Gabriel Villa, "Landscape: Alley South Ashland & 18th Street," 2012, acrylic on canvas, 5 x 7'

Continuing through January 18, 2015

Texas-born Gabriel Villa lives and works in Chicago’s Pilsen neighborhood (the very neighborhood in which the Museum is located), and the selection of works in “Lineas Borrosas" illustrate Villa’s manner of drawing from the cultural, political and physical environments that surround him.

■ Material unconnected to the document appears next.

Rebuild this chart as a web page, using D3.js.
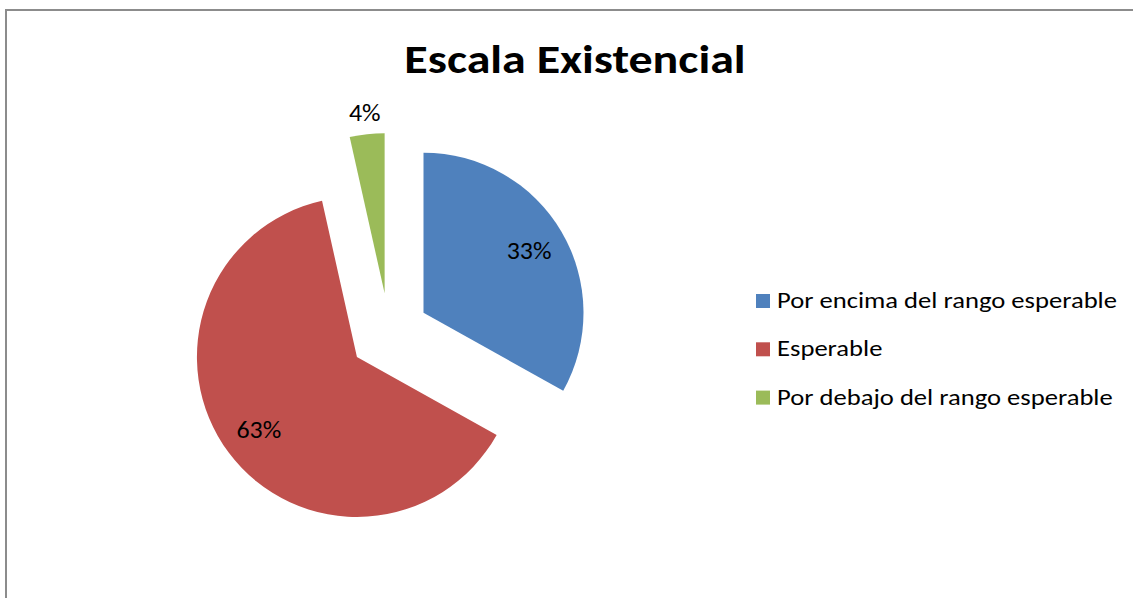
<!DOCTYPE html>
<html><head><meta charset="utf-8">
<script src="https://cdn.jsdelivr.net/npm/d3@7"></script>
<style>body{margin:0;background:#fff;} svg{display:block;}</style>
</head><body>
<script>
const categories = ["Por encima del rango esperable", "Esperable", "Por debajo del rango esperable"];
const values = [33.1, 63.4, 3.5];
const labels = ["33%", "63%", "4%"];
const colors = ["#4F81BD", "#C0504D", "#9BBB59"];
const title = "Escala Existencial";

const W = 1133, H = 598;
const font = "Carlito, Lato, 'Open Sans', sans-serif";
const svg = d3.select("body").append("svg").attr("width", W).attr("height", H);
svg.append("rect").attr("x", 6).attr("y", 10).attr("width", W + 10).attr("height", H + 10)
  .attr("fill", "#fff").attr("stroke", "#8c8c8c").attr("stroke-width", 2);

svg.append("text").attr("transform", "translate(575,73) scale(1.17,1)").attr("text-anchor", "middle")
  .attr("font-family", font).attr("font-weight", "bold").attr("font-size", 41).attr("fill", "#000").text(title);

const cx = 389, cy = 333, r = 160, explode = 40;
const pie = d3.pie().sort(null).startAngle(0).endAngle(2 * Math.PI)(values);
const arc = d3.arc().innerRadius(0).outerRadius(r);
const g = svg.append("g").attr("transform", `translate(${cx},${cy})`);
pie.forEach((d, i) => {
  const m = (d.startAngle + d.endAngle) / 2;
  const ox = Math.sin(m) * explode, oy = -Math.cos(m) * explode;
  const sg = g.append("g").attr("transform", `translate(${ox},${oy})`);
  sg.append("path").attr("d", arc(d)).attr("fill", colors[i]);
  const small = (d.endAngle - d.startAngle) < 0.5;
  const lr = small ? r + 21 : r * 0.765;
  sg.append("text")
    .attr("transform", `translate(${Math.sin(m) * lr},${-Math.cos(m) * lr + 8}) scale(1.08,1)`)
    .attr("text-anchor", "middle")
    .attr("font-family", font).attr("font-size", 24).attr("fill", "#000").text(labels[i]);
});

const lg = svg.append("g").attr("transform", "translate(756,301)");
categories.forEach((c, i) => {
  const row = lg.append("g").attr("transform", `translate(0,${i * 48.3})`);
  row.append("rect").attr("x", 0).attr("y", -7).attr("width", 14).attr("height", 14).attr("fill", colors[i]);
  row.append("text").attr("transform", "translate(21,7) scale(1.21,1)")
    .attr("font-family", font).attr("font-size", 22).attr("fill", "#000").text(c);
});
</script>
</body></html>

The artist also has an extensive public art practice, and he seamlessly translates the charged, narrative symbolism of contemporary and historical Mexican mural traditions into the works he creates for the gallery setting.

In works like the triptych of paintings on paper, “MOM,” religious iconography like praying hands combine with chimera creatures peering out from beneath the hoods of the subjects' sweatshirts. “Landscape: Alley South Ashland & 18th Street” depicts a nearby alley, the gridwork of the brick wall, the line of trash bins and their overflowing contents rendered formal and stylized, yet undeniably specific. Deft at realism, Villa also includes figurative drawings in this exhibition. In “Black Hope: Poverty and Capitalism” Villa’s subject is a fellow Pilsen resident, and though the man is unnamed, through this careful, compassionate and individualized depiction he is anything but unsung.